Cartier introduced the Ronde Solo in 2006 as a deliberately stripped-down entry into its contemporary collection, anchored by the in-house 1917 MC manual-wind movement. The round case form traces directly to Cartier's twentieth-century dress watches, and the design team made no attempt to update it. That conservatism is the entire statement.
The dial is pure: blued steel sword hands, Roman numerals in Cartier's characteristic typeface, a subtle railway-track minute ring at the perimeter, and a sapphire cabochon crown. In a catalog full of complication watches and celebrity collaborations, the Ronde Solo has held its position as the brand's plainest and most accessible current production piece.

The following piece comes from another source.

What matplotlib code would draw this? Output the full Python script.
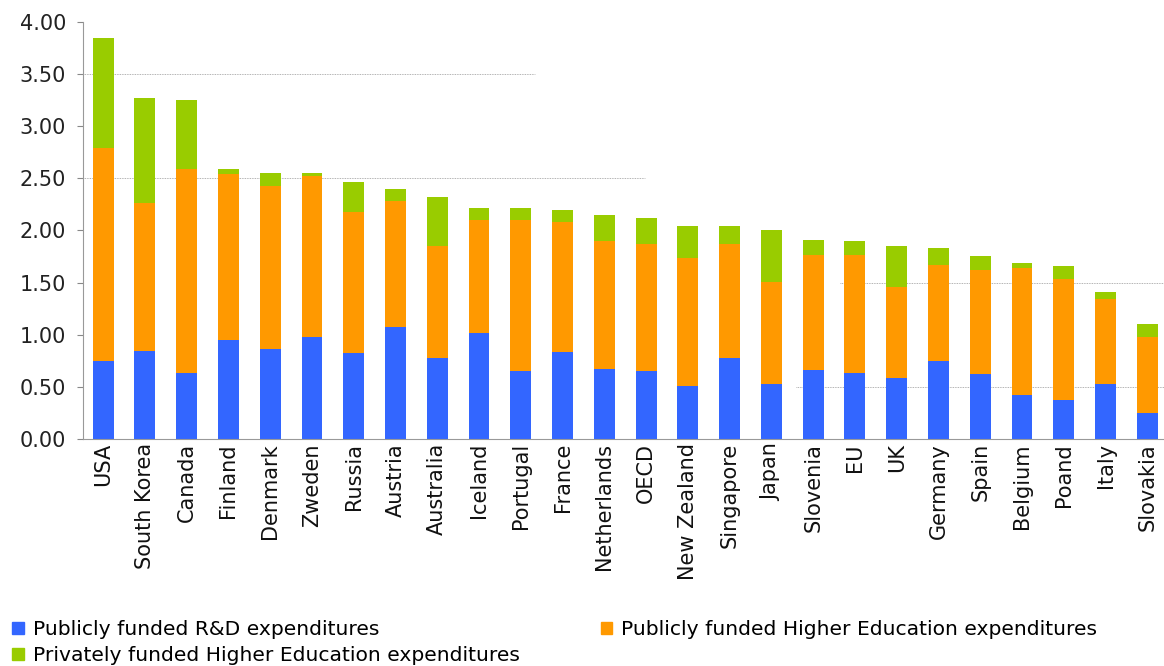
import numpy as np
import matplotlib
matplotlib.use("Agg")
import matplotlib.pyplot as plt
from matplotlib.patches import Patch

# Data (% of GDP, stacked)
countries = ['USA', 'South Korea', 'Canada', 'Finland', 'Denmark', 'Zweden', 'Russia',
             'Austria', 'Australia', 'Iceland', 'Portugal', 'France', 'Netherlands',
             'OECD', 'New Zealand', 'Singapore', 'Japan', 'Slovenia', 'EU', 'UK',
             'Germany', 'Spain', 'Belgium', 'Poand', 'Italy', 'Slovakia']
public_rd = [0.75, 0.84, 0.63, 0.95, 0.86, 0.98, 0.82, 1.07, 0.78, 1.02, 0.65, 0.83,
             0.67, 0.65, 0.51, 0.78, 0.53, 0.66, 0.63, 0.58, 0.75, 0.62, 0.42, 0.37,
             0.53, 0.25]
public_he_top = [2.79, 2.26, 2.59, 2.54, 2.43, 2.52, 2.18, 2.28, 1.85, 2.10, 2.10, 2.08,
                 1.90, 1.87, 1.74, 1.87, 1.51, 1.76, 1.76, 1.46, 1.67, 1.62, 1.64, 1.53,
                 1.34, 0.98]
total = [3.85, 3.27, 3.25, 2.59, 2.55, 2.55, 2.46, 2.40, 2.32, 2.22, 2.22, 2.20,
         2.15, 2.12, 2.04, 2.04, 2.00, 1.91, 1.90, 1.85, 1.83, 1.75, 1.69, 1.66,
         1.41, 1.10]

public_he = [t - b for t, b in zip(public_he_top, public_rd)]
private_he = [t - o for t, o in zip(total, public_he_top)]

blue = '#3366FF'
orange = '#FF9900'
green = '#99CC00'

fig = plt.figure(figsize=(11.64, 6.66), dpi=100)
ax = fig.add_axes([0.071, 0.341, 0.929, 0.626])

x = np.arange(len(countries))
w = 0.5
ax.bar(x, public_rd, w, color=blue)
ax.bar(x, public_he, w, bottom=public_rd, color=orange)
ax.bar(x, private_he, w, bottom=public_he_top, color=green)

# faint partial gridlines as in the original
grid = dict(color='#999999', lw=0.6, ls=(0, (1, 1)), zorder=0)
ax.axhline(3.5, xmin=0.0, xmax=0.418, **grid)
ax.axhline(2.5, xmin=0.0, xmax=0.52, **grid)
ax.axhline(1.5, xmin=0.70, xmax=1.0, **grid)
ax.axhline(0.5, xmin=0.66, xmax=1.0, **grid)

ax.set_ylim(0, 4.0)
ax.set_xlim(-0.49, len(countries) - 0.6)
yt = np.arange(0, 4.01, 0.5)
ax.set_yticks(yt)
ax.set_yticklabels([f'{v:.2f}' for v in yt], fontsize=15, color='#222222')
ax.set_xticks(x)
ax.set_xticklabels(countries, rotation=90, fontsize=15, color='#111111')
ax.tick_params(axis='x', length=0, pad=3)
ax.tick_params(axis='y', length=4, color='#888888', pad=8)

for s in ['top', 'right']:
    ax.spines[s].set_visible(False)
ax.spines['left'].set_color('#999999')
ax.spines['bottom'].set_color('#999999')

handles = [Patch(color=blue, label='Publicly funded R&D expenditures'),
           Patch(color=green, label='Privately funded Higher Education expenditures'),
           Patch(color=orange, label='Publicly funded Higher Education expenditures')]
fig.legend(handles=handles, loc='lower left', bbox_to_anchor=(-0.005, -0.026), ncol=2,
           frameon=False, fontsize=14.6, handlelength=0.55, handleheight=0.55,
           handletextpad=0.45, columnspacing=4.0, labelspacing=0.33)

fig.savefig('out.png', dpi=100)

The W6700455 is steel with a white dial, and the most common complaint is that this combination photographs as unremarkable next to flashier references, which means pre-owned prices can be softer than condition warrants. Bracelet wear is worth inspecting carefully: the integrated steel bracelet on this reference stretches over time and stretched links are difficult to source independently. Manual winding requires daily attention; buyers used to automatics sometimes find the discipline inconvenient and sell early, which supplies the pre-owned market with relatively low-mileage examples.
Verify that the crown is genuine Cartier issue with the cabochon intact, as aftermarket crowns circulate on grey market pieces. Service intervals on the 1917 MC are not demanding, but skipped services show up as worn mainspring behavior more quickly on a manual movement than on a rotor-wound one.